Pan-cancer analysis of adenocarcinoma, squamous cell carcinoma, neuronal tumors and kidney tumors
As the performance of prognostic prediction depends on the sample size involved, we tried to evaluate the prognostic power of different models from a higher level[8]. Recently, Malta et al. sorted cancer types into different groups by the stemness indices obtained from transcriptomic and epigenetic features[5]. According to their findings, we combined the BRCA, CHOL, COAD, ESCA (adenocarcinoma), LUAD, OV, PAAD, PRAD, READ, STAD and UCEC into the adenocarcinoma, combined the CESC, ESCA (squamous carcinoma), HNSC and LUSC into the squamous cell carcinoma, combined the GBM, LGG, PCPG, SKCM and UVM into the neuronal tumors, and combined the KICH, KIRC and KIRP into the kidney tumors. The mean c-index calculated from each platform data was shown in Fig. 3.
In adenocarcinoma and neuronal tumors, additional predictive power was observed in all combination data, compared with molecular data alone (P < 0.05) or clinical data alone (P < 0.05) (Fig. 3A, C). In the squamous cell carcinoma and kidney tumors, incorporating clinical data into the molecular model could also boost the prediction accuracy in all the 5 different platforms (P < 0.05, Fig. 3B, D). However, when compared with the clinical data alone, additional predictive power was missed in several integrative models involving CNV and methylation in squamous cell carcinoma, and methylation and miRNA in kidney tumors (P > 0.05, Fig. 3B, D).
Survival analysis based on mutation data
Under most circumstances in the 100 randomizations, few features passed the univariate cox screen and LASSO, since the number of patients with positive gene mutation was much less than that of the wild type patients. Instead, we only performed the cox regression analysis to explore the significant prognostic mutated genes in each cancer type, which was shown in Table S8.

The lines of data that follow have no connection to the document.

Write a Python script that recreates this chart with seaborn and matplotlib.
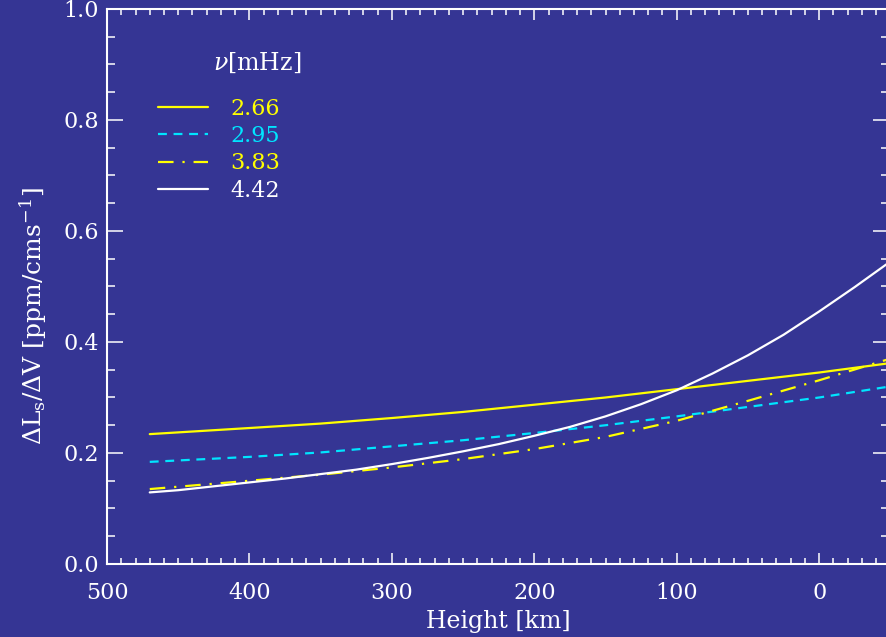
import numpy as np
import pandas as pd
import matplotlib
matplotlib.use("Agg")
import matplotlib.pyplot as plt
import seaborn as sns
from matplotlib.ticker import MultipleLocator

# ---- data ----
height = [470, 400, 350, 300, 250, 200, 150, 100, 50, 0, -50]
height_fine = [470, 450, 425, 400, 375, 350, 325, 300, 275, 250, 225, 200,
               175, 150, 125, 100, 75, 50, 25, 0, -25, -50]
nu_labels = ["2.66", "2.95", "3.83", "4.42"]
dl_266 = [0.234, 0.245, 0.253, 0.263, 0.274, 0.287, 0.300, 0.315, 0.330, 0.345, 0.362]
dl_295 = [0.184, 0.193, 0.201, 0.212, 0.223, 0.236, 0.250, 0.266, 0.283, 0.300, 0.320]
dl_383 = [0.135, 0.150, 0.161, 0.174, 0.189, 0.207, 0.229, 0.258, 0.294, 0.331, 0.370]
dl_442 = [0.129, 0.133, 0.140, 0.147, 0.154, 0.162, 0.170, 0.180, 0.191, 0.203,
          0.216, 0.231, 0.247, 0.266, 0.288, 0.313, 0.343, 0.376, 0.413, 0.455,
          0.499, 0.545]
xticks = [500, 400, 300, 200, 100, 0]
yticks = [0.0, 0.2, 0.4, 0.6, 0.8, 1.0]

series = [(height, dl_266), (height, dl_295), (height, dl_383), (height_fine, dl_442)]
colors = ["#ffff00", "#00e5ff", "#ffff00", "#ffffff"]
styles = ["-", (0, (4, 3)), (0, (7, 4, 1, 4)), "-"]

bg = "#353594"
sns.set_style("ticks")
plt.rcParams["font.family"] = ["DejaVu Serif"]
plt.rcParams["mathtext.fontset"] = "dejavuserif"

fig = plt.figure(figsize=(8.86, 6.37), dpi=100, facecolor=bg)
ax = fig.add_axes([0.1208, 0.1146, 0.8825, 0.8713])
ax.set_facecolor(bg)

for (hx, vals), lab, c, ls in zip(series, nu_labels, colors, styles):
    df = pd.DataFrame({"h": hx, "v": vals})
    sns.lineplot(data=df, x="h", y="v", ax=ax, color=c, linestyle=ls,
                 linewidth=1.6, label=lab, sort=False)

ax.set_xlim(500, -49)
ax.set_ylim(0.0, 1.0)
ax.set_xticks(xticks)
ax.set_yticks(yticks)
ax.set_xticklabels([str(t) for t in xticks])
ax.set_yticklabels([f"{t:.1f}" for t in yticks])
ax.xaxis.set_minor_locator(MultipleLocator(10))
ax.yaxis.set_minor_locator(MultipleLocator(0.05))

for s in ax.spines.values():
    s.set_color("white")
    s.set_linewidth(1.5)

ax.tick_params(axis="both", which="both", direction="in", colors="white",
               top=True, right=True, labelsize=16, width=1.1)
ax.tick_params(axis="x", which="major", length=8, pad=13)
ax.tick_params(axis="x", which="minor", length=4.3)
ax.tick_params(axis="y", which="major", length=11.5, pad=6)
ax.tick_params(axis="y", which="minor", length=5.8)

ax.set_xlabel("Height [km]", color="white", fontsize=17)
ax.xaxis.set_label_coords(0.5, -0.082)
ax.set_ylabel(r"$\Delta$L$_\mathrm{s}$/$\Delta$V [ppm/cms$^{-1}$]",
              color="white", fontsize=18)
ax.yaxis.set_label_coords(-0.074, 0.447)

leg = ax.legend(loc="upper left", bbox_to_anchor=(0.04, 0.876), frameon=False,
                fontsize=16, labelcolor="linecolor", handlelength=2.25,
                handletextpad=1.0, labelspacing=0.24)
ax.text(0.248, 0.903, r"$\nu$[mHz]", transform=ax.transAxes, color="white",
        fontsize=17, ha="right", va="center")

fig.savefig("out.png", dpi=100, facecolor=bg)
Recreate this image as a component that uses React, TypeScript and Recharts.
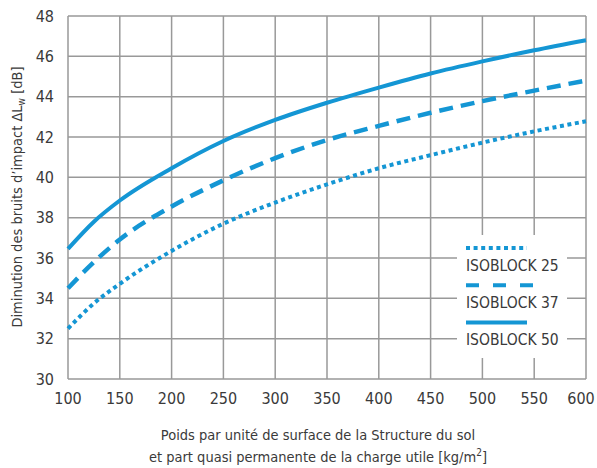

At the pan-cancer level, we explored the association of driver mutations with prognosis[9]. In adenocarcinoma, squamous cell carcinoma, neuronal tumors and kidney tumors, we incorporated top mutated driver genes with high mutation frequencies (> 10%) to correlate with survival outcomes. As shown in Fig. 4A-B, the hazard ratio (HR) of mutant TP53 versus wild type TP53 was 2.05 [95% confidence interval (CI): 1.81–2.31] in adenocarcinoma and 1.44 (95% CI: 1.19–1.74) in squamous cell carcinoma, respectively. Compared with PTEN wild type population, PTEN mutation carriers had a reduced incidence of mortality in adenocarcinoma (HR: 0.53, 95%CI: 0.42–0.66) (Fig. 4A). However, the mutant PTEN conferred an increased mortality in neuronal tumors (HR: 2.43, 95% CI: 2.02–2.94) (Fig. 4C). The other significant prognostic mutated genes included in PIK3CA, KRAS, and ARID1A in adenocarcinoma (Fig. 4A), NOTCH1 in squamous cell carcinoma, IDH1, ATRX, BRAF, APOB, SPTA1, NF1, EGFR and CIC in neuronal tumors (Fig. 4C), PBRM1 and SETD2 in kidney tumors (Fig. 4D).